Notable historic resorts 
 Baiae, Italy, a famous historic resort of the ancient world that was popular over 2000 years ago. 
 Capri, an island near Naples, Italy, has attracted visitors since Roman times.
 Monte Ne, near Rogers, Arkansas, a famous historic resort which was active in the early 20th century. At its peak, more than 10,000 people a year visited its hotels. Two of its hotels, Missouri Row and Oklahoma Row, were the largest log buildings in the world. Monte Ne closed in the 1930s and was ultimately submerged under Beaver Lake in the 1960s.
 Tawawa House, also known as Tawawa Springs or Xenia Springs, inspired Dolen Perkins-Valdez to write her debut novel, Wench (2010), when she read about it in an autobiography of W.E.B. Dubois. The book mentioned in passing that the land for Wilberforce University had once been used for a privately owned resort called Tawawa House, where white slave owners would bring the black slaves that they kept as mistresses.

Resort towns 
Towns that are resorts or in which tourism or vacationing is a major part of the local activity are sometimes called resort towns. If by the sea, they are called seaside resorts.  Inland resorts include ski resorts, mountain resorts and spa towns. Well-known resort towns include Punta Cana in Dominican Republic, Bandipur in Nepal, Bali in Indonesia, Sochi in Russia, Mount Lebanon Tourism in Lebanon, Barizo in Spain, Cortina d'Ampezzo in Italy, Druskininkai in Lithuania, Cartagena de Indias in Colombia, Cancún in Mexico, Newport, Rhode Island, and Key West, Florida, in the United States, Ischgl in Austria, St. Moritz in Switzerland and Blackpool in the United Kingdom.
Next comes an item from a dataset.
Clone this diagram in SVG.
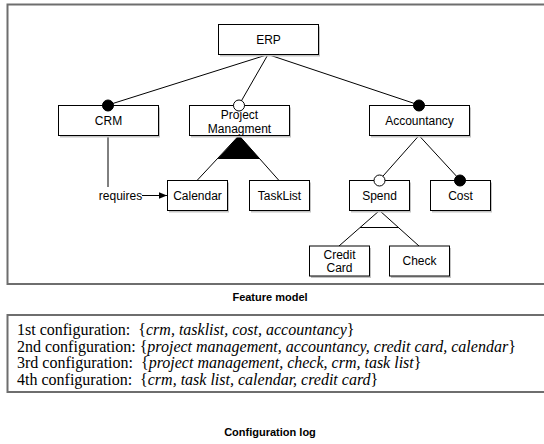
<svg xmlns="http://www.w3.org/2000/svg" width="544" height="444" viewBox="0 0 544 444">
<defs>
<style>
.frame{fill:none;stroke:#6e6e6e;stroke-width:2}
.box{fill:#fff;stroke:#000;stroke-width:1}
.shadow{fill:#c4c4c4}
.lbl{font-family:"Liberation Sans",Arial,sans-serif;font-size:12px;text-anchor:middle;fill:#000}
.cap{font-family:"Liberation Sans",Arial,sans-serif;font-size:11px;font-weight:bold;text-anchor:middle;fill:#000}
.cfg{font-family:"Liberation Serif","Times New Roman",serif;font-size:16px;fill:#000}
.it{font-style:italic}
.ln{fill:none;stroke:#000;stroke-width:1}
.mand{fill:#000;stroke:#000;stroke-width:1}
.opt{fill:#fff;stroke:#000;stroke-width:1}
</style>
<marker id="arr" viewBox="0 0 10 10" refX="10" refY="5" markerWidth="8" markerHeight="8" markerUnits="userSpaceOnUse" orient="auto">
<path d="M0,1 L10,5 L0,9 Z" fill="#000"/>
</marker>
</defs>
<rect width="544" height="444" fill="#fff"/>
<rect class="frame" x="7.5" y="4.5" width="560" height="279.5"/>
<g id="connectors">
<line class="ln" x1="268" y1="54.5" x2="108" y2="105"/>
<line class="ln" x1="268" y1="54.5" x2="239" y2="105"/>
<line class="ln" x1="268" y1="54.5" x2="419" y2="105"/>
<line class="ln" x1="239" y1="135.5" x2="197" y2="180.5"/>
<line class="ln" x1="239" y1="135.5" x2="279" y2="180.5"/>
<polygon points="239,135.5 217.5,159 260,159" fill="#000"/>
<line class="ln" x1="419" y1="135.5" x2="379.5" y2="180"/>
<line class="ln" x1="419" y1="135.5" x2="460" y2="180"/>
<line class="ln" x1="379.5" y1="210.5" x2="339" y2="246"/>
<line class="ln" x1="379.5" y1="210.5" x2="419" y2="246"/>
<line class="ln" x1="360" y1="227.5" x2="398.5" y2="227.5"/>
<line class="ln" x1="108" y1="135.5" x2="108" y2="187"/>
<line class="ln" x1="142" y1="195.5" x2="167" y2="195.5" marker-end="url(#arr)"/>
<text class="lbl" x="120.5" y="200">requires</text>
</g>
<g id="erp"><rect class="shadow" x="220" y="26.5" width="100" height="30"/><rect class="box" x="218.5" y="24.5" width="100" height="30"/><text class="lbl" x="268.5" y="44">ERP</text></g>
<g id="crm"><rect class="shadow" x="60" y="107.5" width="100" height="30"/><rect class="box" x="58.5" y="105.5" width="100" height="30"/><text class="lbl" x="108.5" y="125">CRM</text><circle class="mand" cx="108" cy="105.5" r="5.5"/></g>
<g id="project"><rect class="shadow" x="191" y="107.5" width="100" height="30"/><rect class="box" x="189.5" y="105.5" width="100" height="30"/><text class="lbl" x="239.5" y="118.5">Project</text><text class="lbl" x="239.5" y="132.5">Managment</text><circle class="opt" cx="239" cy="105.5" r="5.5"/></g>
<g id="accountancy"><rect class="shadow" x="371" y="107.5" width="100" height="30"/><rect class="box" x="369.5" y="105.5" width="100" height="30"/><text class="lbl" x="419.5" y="125">Accountancy</text><circle class="mand" cx="419" cy="105.5" r="5.5"/></g>
<g id="calendar"><rect class="shadow" x="169" y="182.5" width="60" height="30"/><rect class="box" x="167.5" y="180.5" width="60" height="30"/><text class="lbl" x="197.5" y="200">Calendar</text></g>
<g id="tasklist"><rect class="shadow" x="251" y="182.5" width="60" height="30"/><rect class="box" x="249.5" y="180.5" width="60" height="30"/><text class="lbl" x="279.5" y="200">TaskList</text></g>
<g id="spend"><rect class="shadow" x="351" y="182.5" width="60" height="30"/><rect class="box" x="349.5" y="180.5" width="60" height="30"/><text class="lbl" x="379.5" y="200">Spend</text><circle class="opt" cx="379.5" cy="180.5" r="5.5"/></g>
<g id="cost"><rect class="shadow" x="432" y="182.5" width="60" height="30"/><rect class="box" x="430.5" y="180.5" width="60" height="30"/><text class="lbl" x="460.5" y="200">Cost</text><circle class="mand" cx="460" cy="180.5" r="5.5"/></g>
<g id="creditcard"><rect class="shadow" x="311" y="248" width="60" height="30"/><rect class="box" x="309.5" y="246" width="60" height="30"/><text class="lbl" x="339.5" y="258.5">Credit</text><text class="lbl" x="339.5" y="272">Card</text></g>
<g id="check"><rect class="shadow" x="391" y="248" width="60" height="30"/><rect class="box" x="389.5" y="246" width="60" height="30"/><text class="lbl" x="419.5" y="265">Check</text></g>
<text class="cap" x="270" y="301">Feature model</text>
<g id="configlog">
<rect class="frame" x="7.5" y="315" width="560" height="77"/>
<text class="cfg" x="17" y="335" xml:space="preserve">1st configuration:  {<tspan class="it">crm, tasklist, cost, accountancy</tspan>}</text>
<text class="cfg" x="17" y="351.5" xml:space="preserve">2nd configuration: {<tspan class="it">project management, accountancy, credit card, calendar</tspan>}</text>
<text class="cfg" x="17" y="368" xml:space="preserve">3rd configuration:  {<tspan class="it">project management, check, crm, task list</tspan>}</text>
<text class="cfg" x="17" y="384.5" xml:space="preserve">4th configuration:  {<tspan class="it">crm, task list, calendar, credit card</tspan>}</text>
</g>
<text class="cap" x="270" y="436">Configuration log</text>
</svg>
A resort island is an island or an archipelago that contains resorts, hotels, restaurants, tourist attractions, and its amenities. Maldives is considered to have the best island resorts, which have become famous among the top celebrities and sportspersons around the world.

Seaside resorts are located on a coast. In the United Kingdom, many seaside towns have turned to other entertainment industries, and some of them have much nightlife. The cinemas and theatres often remain to become host to a number of pubs, bars, restaurants, and nightclubs. Most of their entertainment facilities cater to local people, and the beaches still remain popular during the summer months.

In Europe and North America, ski resorts are towns and villages in ski areas, with support services for skiing such as hotels and chalets, equipment rental, ski schools and ski lifts to access the slopes.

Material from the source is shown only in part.